### WHAT IS EXPECTED
Repeat every line of the data exactly, but not the pictures.

>>

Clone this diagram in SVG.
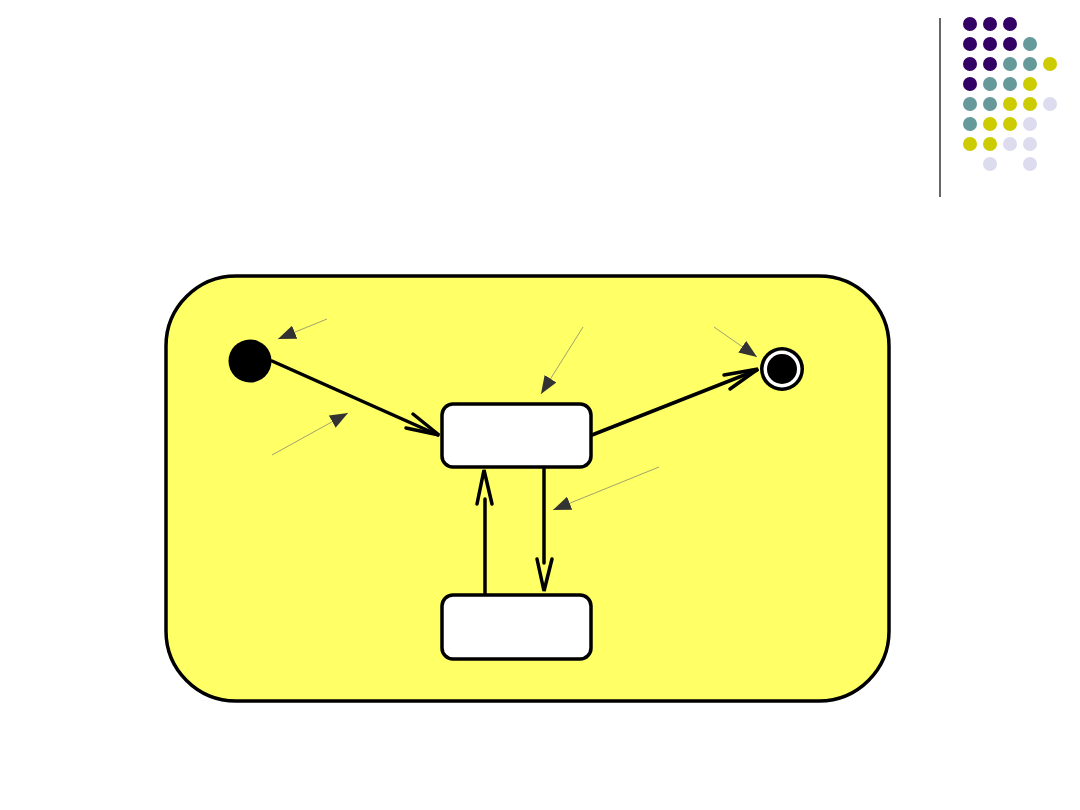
<svg xmlns="http://www.w3.org/2000/svg" width="1080" height="810" viewBox="0 0 1080 810">
<style>
.p{fill:#330066}.t{fill:#669999}.y{fill:#CCCC00}.l{fill:#DCDCEE}
.state{fill:#ffffff;stroke:#000;stroke-width:3.5}
.edge{fill:none;stroke:#000;stroke-width:3.5;stroke-linecap:round;stroke-linejoin:miter}
.note{fill:none;stroke:#8a8a70;stroke-width:0.8}
</style>
<defs>
<marker id="tri" markerUnits="userSpaceOnUse" markerWidth="20" markerHeight="14" refX="18" refY="7" orient="auto">
<path d="M0,0 L18,7 L0,14 Z" fill="#333333"/>
</marker>
</defs>
<rect width="1080" height="810" fill="#ffffff"/>
<g id="decor">
<line x1="940" y1="18" x2="940" y2="197" stroke="#000" stroke-width="1.2"/>
<g>
<circle class="p" cx="970" cy="24" r="7"/><circle class="p" cx="990" cy="24" r="7"/><circle class="p" cx="1010" cy="24" r="7"/>
<circle class="p" cx="970" cy="44" r="7"/><circle class="p" cx="990" cy="44" r="7"/><circle class="p" cx="1010" cy="44" r="7"/><circle class="t" cx="1030" cy="44" r="7"/>
<circle class="p" cx="970" cy="64" r="7"/><circle class="p" cx="990" cy="64" r="7"/><circle class="t" cx="1010" cy="64" r="7"/><circle class="t" cx="1030" cy="64" r="7"/><circle class="y" cx="1050" cy="64" r="7"/>
<circle class="p" cx="970" cy="84" r="7"/><circle class="t" cx="990" cy="84" r="7"/><circle class="t" cx="1010" cy="84" r="7"/><circle class="y" cx="1030" cy="84" r="7"/>
<circle class="t" cx="970" cy="104" r="7"/><circle class="t" cx="990" cy="104" r="7"/><circle class="y" cx="1010" cy="104" r="7"/><circle class="y" cx="1030" cy="104" r="7"/><circle class="l" cx="1050" cy="104" r="7"/>
<circle class="t" cx="970" cy="124" r="7"/><circle class="y" cx="990" cy="124" r="7"/><circle class="y" cx="1010" cy="124" r="7"/><circle class="l" cx="1030" cy="124" r="7"/>
<circle class="y" cx="970" cy="144" r="7"/><circle class="y" cx="990" cy="144" r="7"/><circle class="l" cx="1010" cy="144" r="7"/><circle class="l" cx="1030" cy="144" r="7"/>
<circle class="l" cx="990" cy="164" r="7"/><circle class="l" cx="1030" cy="164" r="7"/>
</g>
</g>
<g id="composite">
<rect x="166" y="276" width="723" height="425" rx="70" ry="70" fill="#FFFF66" stroke="#000" stroke-width="3.5"/>
</g>
<g id="initial">
<circle cx="250" cy="361" r="21.5" fill="#000"/>
</g>
<g id="final">
<circle cx="782" cy="369" r="22" fill="#000"/>
<circle cx="782" cy="369" r="18.5" fill="#fff"/>
<circle cx="782" cy="369" r="15" fill="#000"/>
</g>
<g id="state1">
<rect class="state" x="442" y="404" width="149" height="63" rx="11" ry="11"/>
</g>
<g id="state2">
<rect class="state" x="442" y="595" width="149" height="64" rx="11" ry="11"/>
</g>
<g id="connectors">
<path class="edge" d="M272,361 L438,435"/>
<path class="edge" d="M413,414 L439,435 L406,428"/>
<path class="edge" d="M592,435 L757,370"/>
<path class="edge" d="M724,375 L758,369 L730,389"/>
<path class="edge" d="M544,469 L544,563"/>
<path class="edge" d="M537,559 L544,591 L552,559"/>
<path class="edge" d="M485,594 L485,499"/>
<path class="edge" d="M477,504 L484,470 L492,504"/>
</g>
<g id="callouts">
<line class="note" x1="327" y1="319" x2="278" y2="339" marker-end="url(#tri)"/>
<line class="note" x1="272" y1="455" x2="348" y2="413" marker-end="url(#tri)"/>
<line class="note" x1="583" y1="327" x2="541" y2="394" marker-end="url(#tri)"/>
<line class="note" x1="714" y1="327" x2="757" y2="357" marker-end="url(#tri)"/>
<line class="note" x1="659" y1="467" x2="553" y2="510" marker-end="url(#tri)"/>
</g>
</svg>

<<

### TASK RESPONSE
Clone this diagram in SVG.
<svg xmlns="http://www.w3.org/2000/svg" width="1080" height="810" viewBox="0 0 1080 810">
<style>
.p{fill:#330066}.t{fill:#669999}.y{fill:#CCCC00}.l{fill:#DCDCEE}
.state{fill:#ffffff;stroke:#000;stroke-width:3.5}
.edge{fill:none;stroke:#000;stroke-width:3.5;stroke-linecap:round;stroke-linejoin:miter}
.note{fill:none;stroke:#8a8a70;stroke-width:0.8}
</style>
<defs>
<marker id="tri" markerUnits="userSpaceOnUse" markerWidth="20" markerHeight="14" refX="18" refY="7" orient="auto">
<path d="M0,0 L18,7 L0,14 Z" fill="#333333"/>
</marker>
</defs>
<rect width="1080" height="810" fill="#ffffff"/>
<g id="decor">
<line x1="940" y1="18" x2="940" y2="197" stroke="#000" stroke-width="1.2"/>
<g>
<circle class="p" cx="970" cy="24" r="7"/><circle class="p" cx="990" cy="24" r="7"/><circle class="p" cx="1010" cy="24" r="7"/>
<circle class="p" cx="970" cy="44" r="7"/><circle class="p" cx="990" cy="44" r="7"/><circle class="p" cx="1010" cy="44" r="7"/><circle class="t" cx="1030" cy="44" r="7"/>
<circle class="p" cx="970" cy="64" r="7"/><circle class="p" cx="990" cy="64" r="7"/><circle class="t" cx="1010" cy="64" r="7"/><circle class="t" cx="1030" cy="64" r="7"/><circle class="y" cx="1050" cy="64" r="7"/>
<circle class="p" cx="970" cy="84" r="7"/><circle class="t" cx="990" cy="84" r="7"/><circle class="t" cx="1010" cy="84" r="7"/><circle class="y" cx="1030" cy="84" r="7"/>
<circle class="t" cx="970" cy="104" r="7"/><circle class="t" cx="990" cy="104" r="7"/><circle class="y" cx="1010" cy="104" r="7"/><circle class="y" cx="1030" cy="104" r="7"/><circle class="l" cx="1050" cy="104" r="7"/>
<circle class="t" cx="970" cy="124" r="7"/><circle class="y" cx="990" cy="124" r="7"/><circle class="y" cx="1010" cy="124" r="7"/><circle class="l" cx="1030" cy="124" r="7"/>
<circle class="y" cx="970" cy="144" r="7"/><circle class="y" cx="990" cy="144" r="7"/><circle class="l" cx="1010" cy="144" r="7"/><circle class="l" cx="1030" cy="144" r="7"/>
<circle class="l" cx="990" cy="164" r="7"/><circle class="l" cx="1030" cy="164" r="7"/>
</g>
</g>
<g id="composite">
<rect x="166" y="276" width="723" height="425" rx="70" ry="70" fill="#FFFF66" stroke="#000" stroke-width="3.5"/>
</g>
<g id="initial">
<circle cx="250" cy="361" r="21.5" fill="#000"/>
</g>
<g id="final">
<circle cx="782" cy="369" r="22" fill="#000"/>
<circle cx="782" cy="369" r="18.5" fill="#fff"/>
<circle cx="782" cy="369" r="15" fill="#000"/>
</g>
<g id="state1">
<rect class="state" x="442" y="404" width="149" height="63" rx="11" ry="11"/>
</g>
<g id="state2">
<rect class="state" x="442" y="595" width="149" height="64" rx="11" ry="11"/>
</g>
<g id="connectors">
<path class="edge" d="M272,361 L438,435"/>
<path class="edge" d="M413,414 L439,435 L406,428"/>
<path class="edge" d="M592,435 L757,370"/>
<path class="edge" d="M724,375 L758,369 L730,389"/>
<path class="edge" d="M544,469 L544,563"/>
<path class="edge" d="M537,559 L544,591 L552,559"/>
<path class="edge" d="M485,594 L485,499"/>
<path class="edge" d="M477,504 L484,470 L492,504"/>
</g>
<g id="callouts">
<line class="note" x1="327" y1="319" x2="278" y2="339" marker-end="url(#tri)"/>
<line class="note" x1="272" y1="455" x2="348" y2="413" marker-end="url(#tri)"/>
<line class="note" x1="583" y1="327" x2="541" y2="394" marker-end="url(#tri)"/>
<line class="note" x1="714" y1="327" x2="757" y2="357" marker-end="url(#tri)"/>
<line class="note" x1="659" y1="467" x2="553" y2="510" marker-end="url(#tri)"/>
</g>
</svg>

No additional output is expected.